Know about a secret hold? Have a great way to pull the crux? Think the climber on the route next to you needs to get a higher foot? Keep it to yourself—unless someone asks, that is. A lot of climbers want to figure this stuff for themselves and spraying them down with beta robs them of that opportunity. That said, if there’s a safety hazard on the route you just climbed—bees, loose rock, or a missing bolt—passing it along to the next party in favor of safety is better than a hurt ego and is good etiquette.

9. Stick to Small Groups

Large groups are loud, unwieldy, and can quickly take over an entire cliff. This might not deter your group, but it isn’t great for everyone recreating around you. If you’re traveling in a crowd—like your crew from the gym—consider breaking down into smaller groups. Small groups leave a smaller physical footprint, make less noise, and can more easily adapt to crowds at the crag.

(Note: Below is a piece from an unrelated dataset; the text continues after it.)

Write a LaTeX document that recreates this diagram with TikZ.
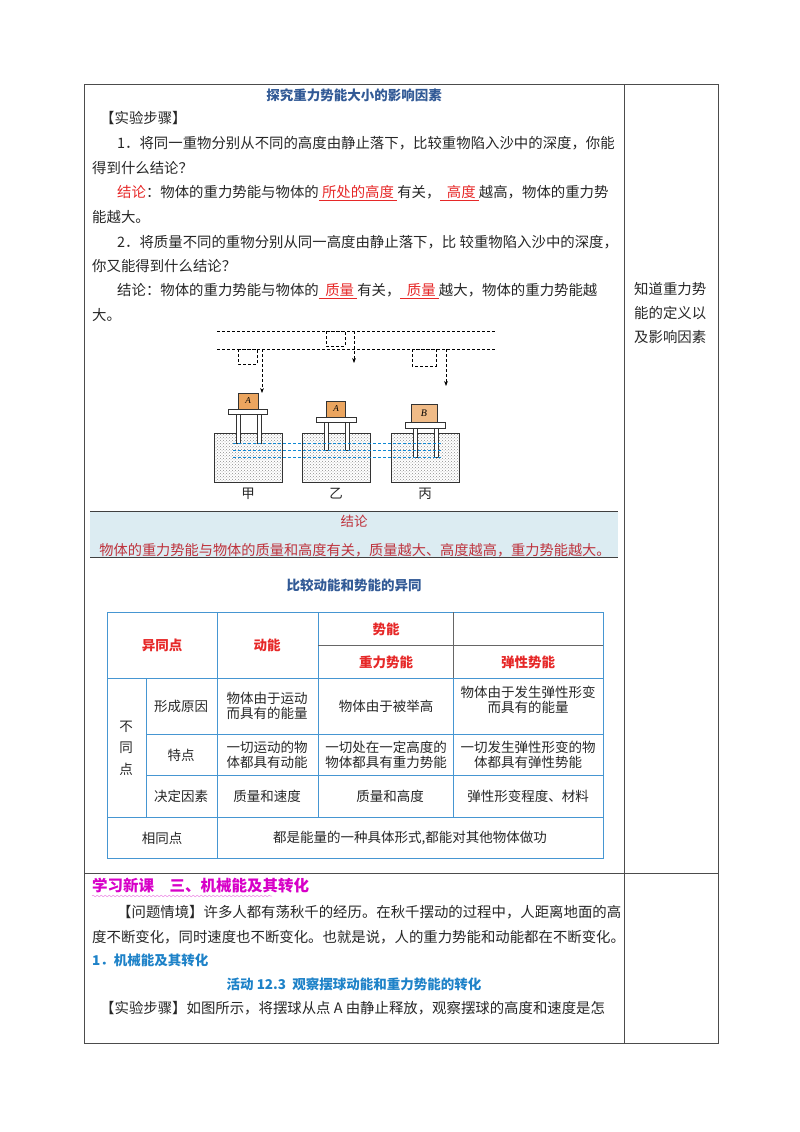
\documentclass[tikz,border=0pt]{standalone}
\usepackage{fontspec}
\setmainfont{Liberation Serif}
\newfontfamily\cjk{Noto Sans CJK SC}
\usetikzlibrary{patterns,decorations.pathmorphing,arrows.meta}
\definecolor{tblue}{RGB}{70,150,210}
\definecolor{hred}{RGB}{230,40,40}
\definecolor{ttl}{RGB}{50,90,150}
\definecolor{lblue}{RGB}{220,236,242}
\definecolor{cred}{RGB}{190,50,60}
\definecolor{mag}{RGB}{215,0,200}
\definecolor{sblue}{RGB}{30,130,200}
\definecolor{borange}{RGB}{235,165,95}
\begin{document}
\begin{tikzpicture}[x=1pt,y=-1pt,
  tx/.style={anchor=west,inner sep=0pt,font=\fontsize{14.4}{16}\selectfont\cjk,text=black!85},
  ts/.style={inner sep=0pt,font=\fontsize{13.5}{15.5}\selectfont\cjk,text=black!85,align=center},
  th/.style={inner sep=0pt,font=\fontsize{13.5}{15.5}\selectfont\cjk\bfseries,text=hred},
  dl/.style={dashed,dash pattern=on 3pt off 2pt,line width=0.6pt},
  sand/.style={draw=black!80,line width=0.7pt,fill=black!8,pattern=crosshatch dots,pattern color=black!45},
  plate/.style={draw=black!80,fill=white,line width=0.7pt},
  blk/.style={draw=black!80,fill=borange,line width=0.7pt}]
\useasboundingbox (0,0) rectangle (800,1132);
% outer frame
\draw[black!70,line width=0.8pt] (84,84) rectangle (718,1043);
\draw[black!70,line width=0.8pt] (624,84) -- (624,1043);
\draw[black!70,line width=0.8pt] (84,873) -- (718,873);

\node[inner sep=0pt,font=\fontsize{13.5}{15}\selectfont\cjk\bfseries,text=ttl] (t1) at (354,95) {探究重力势能大小的影响因素};
\node[tx] (s1) at (100,118) {【实验步骤】};
\node[tx] (l1) at (117,143) {1．将同一重物分别从不同的高度由静止落下，比较重物陷入沙中的深度，你能};
\node[tx] (l2) at (92,168) {得到什么结论？};
\node[tx] (l3) at (117,193) {\textcolor{hred}{结论}：物体的重力势能与物体的\textcolor{hred}{\underline{\ 所处的高度\ }}有关，\textcolor{hred}{\underline{\ \ 高度\ }}越高，物体的重力势};
\node[tx] (l4) at (92,217) {能越大。};
\node[tx] (l5) at (117,242) {2．将质量不同的重物分别从同一高度由静止落下，比\ 较重物陷入沙中的深度，};
\node[tx] (l6) at (92,266) {你又能得到什么结论？};
\node[tx] (l7) at (117,291) {结论：物体的重力势能与物体的\textcolor{hred}{\underline{\ \ 质量\ }}有关，\textcolor{hred}{\underline{\ \ 质量\ }}越大，物体的重力势能越};
\node[tx] (l8) at (92,315) {大。};
\node[tx] (r1) at (634,289) {知道重力势};
\node[tx] (r2) at (634,313) {能的定义以};
\node[tx] (r3) at (634,337) {及影响因素};

% figure
\draw[dl] (217,331) -- (496,331);
\draw[dl] (217,349) -- (496,349);
\draw[dl] (238,349) rectangle (257,364);
\draw[dl] (326,331) rectangle (345,346);
\draw[dl] (412,349) rectangle (436,366);
\draw[dl,-{Stealth[length=5pt]}] (262,349) -- (262,393);
\draw[dl,-{Stealth[length=5pt]}] (354,331) -- (354,363);
\draw[dl,-{Stealth[length=5pt]}] (446,349) -- (446,386);
\draw[sand] (214,433) rectangle (282,482);
\draw[sand] (302,433) rectangle (370,482);
\draw[sand] (391,433) rectangle (459,482);
% legs
\foreach \x/\top/\bot in {236/414/443,257/414/443,324/422/450,345/422/450,413/428/457,434/428/457}
  \draw[plate] (\x,\top) rectangle (\x+4,\bot);
\draw[plate] (228,409) rectangle (267,414);
\draw[plate] (316,417) rectangle (356,422);
\draw[plate] (405,422) rectangle (445,428);
\node[blk,minimum width=20pt,minimum height=16pt,inner sep=0pt,font=\itshape\small] (bA1) at (248,401) {A};
\node[blk,minimum width=19pt,minimum height=16pt,inner sep=0pt,font=\itshape\small] (bA2) at (336,409) {A};
\node[blk,fill=borange!75,minimum width=26pt,minimum height=18pt,inner sep=0pt,font=\itshape] (bB) at (424,413) {B};
\foreach \y in {443,450,457} \draw[dashed,dash pattern=on 3pt off 2pt,cyan!70!blue,line width=0.6pt] (233,\y) -- (442,\y);
\node[ts] (j) at (248,494) {甲};
\node[ts] (y) at (336,494) {乙};
\node[ts] (b) at (425,494) {丙};

% conclusion box
\fill[lblue] (90,511) rectangle (618,557);
\draw[black!75,line width=0.8pt] (90,511) -- (618,511);
\draw[black!75,line width=0.6pt] (90,557) -- (618,557);
\node[inner sep=0pt,font=\fontsize{13.5}{15}\selectfont\cjk,text=cred] (jl) at (354,521) {结论};
\node[inner sep=0pt,font=\fontsize{14.2}{15}\selectfont\cjk,text=cred] (jt) at (355,550) {物体的重力势能与物体的质量和高度有关，质量越大、高度越高，重力势能越大。};
\node[inner sep=0pt,font=\fontsize{13.5}{15}\selectfont\cjk\bfseries,text=ttl] (t2) at (354,585) {比较动能和势能的异同};

% table
\begin{scope}[tblue,line width=0.8pt]
\draw (107,612) rectangle (603,858);
\foreach \y in {678,817} \draw (107,\y) -- (603,\y);
\foreach \y in {734,775} \draw (146,\y) -- (603,\y);
\draw (146,678) -- (146,817);
\draw (217,612) -- (217,858);
\draw (318,612) -- (318,817);
\draw (453,678) -- (453,817);
\end{scope}
\draw[black!60,line width=0.8pt] (318,645) -- (603,645);
\draw[black!60,line width=0.8pt] (453,612) -- (453,678);
\node[th] (h1) at (162,645) {异同点};
\node[th] (h2) at (267,645) {动能};
\node[th] (h3) at (386,629) {势能};
\node[th] (h4) at (386,662) {重力势能};
\node[th] (h5) at (528,662) {弹性势能};
\node[ts] (bt) at (126,748) {不\\[6pt]同\\[6pt]点};
\node[ts] (c1) at (181,706) {形成原因};
\node[ts] (c2) at (181,755) {特点};
\node[ts] (c3) at (181,796) {决定因素};
\node[ts] (c4) at (162,838) {相同点};
\node[ts] (d11) at (267,706) {物体由于运动\\而具有的能量};
\node[ts] (d12) at (386,706) {物体由于被举高};
\node[ts] (d13) at (528,700) {物体由于发生弹性形变\\而具有的能量};
\node[ts] (d21) at (267,755) {一切运动的物\\体都具有动能};
\node[ts] (d22) at (386,755) {一切处在一定高度的\\物体都具有重力势能};
\node[ts] (d23) at (528,755) {一切发生弹性形变的物\\体都具有弹性势能};
\node[ts] (d31) at (267,796) {质量和速度};
\node[ts] (d32) at (390,796) {质量和高度};
\node[ts] (d33) at (528,796) {弹性形变程度、材料};
\node[ts] (d4) at (410,838) {都是能量的一种具体形式,都能对其他物体做功};

% bottom part
\node[anchor=west,inner sep=0pt,font=\fontsize{15.5}{17}\selectfont\cjk\bfseries,text=mag] (h6) at (92,886) {学习新课\quad 三、机械能及其转化};
\draw[mag!50,line width=0.5pt,decorate,decoration={snake,amplitude=0.8pt,segment length=4pt}] (92,896) -- (272,896);
\node[tx] (p1) at (117,912) {【问题情境】许多人都有荡秋千的经历。在秋千摆动的过程中，人距离地面的高};
\node[tx] (p2) at (92,937) {度不断变化，同时速度也不断变化。也就是说，人的重力势能和动能都在不断变化。};
\node[anchor=west,inner sep=0pt,font=\fontsize{13.5}{15}\selectfont\cjk\bfseries,text=sblue] (p3) at (92,960) {1．机械能及其转化};
\node[inner sep=0pt,font=\fontsize{13.5}{15}\selectfont\cjk\bfseries,text=sblue] (p4) at (354,984) {活动 12.3\ \ 观察摆球动能和重力势能的转化};
\node[tx] (p5) at (100,1008) {【实验步骤】如图所示，将摆球从点 A 由静止释放，观察摆球的高度和速度是怎};
\end{tikzpicture}
\end{document}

It’s also easier to find one or two open routes than three or four and quicker for a party of two or three to move around than a large group.

10. Clean Up After Yourself

Whether climbing, hiking, paddling, or any of the other ways we recreate outdoors, Leave No Trace principles should guide our behavior and etiquette—they both help preserve the places we recreate and protect our access to them. The seven principles of Leave No Trace are:

  • Plan ahead and prepare
  • Travel and camp on durable surfaces
  • Dispose of waste properly
  • Leave what you find
  • Minimize campfire impacts
  • Respect wildlife
  • Be considerate of other visitors

Some climber-centric issues to avoid include leaving bits of climbing tape and rope-end labels behind, along with other trash like energy bar (or Snickers bar) wrappers. Similarly, banana and orange peels, apple cores, and peach pits should all be packed out, not tossed into the forest. Another common climbing faux pas: spilled chalk—it belongs in your bag/pot, not on the ground. Make sure bags are closed up when you’re not actively reaching into them.

A few other indiscretions to avoid: leaving tick marks behind (if you make them, clean them before leaving) and trampling vegetation with your pack, rope, or pad. If this all feels overly complicated, a good rule of thumb is to try and leave the crag in better condition than you found it.

Credit: Tim Peck

As more and more people discover climbing outside, it becomes increasingly important to practice good manners and etiquette at the crag. When in doubt, leave things better than you found them—from situations to people to the crags themselves. And if you find yourself frequenting a crag, pay it forward by volunteering for a crag day, chipping in for new anchor hardware, or donating to help resolve access issues.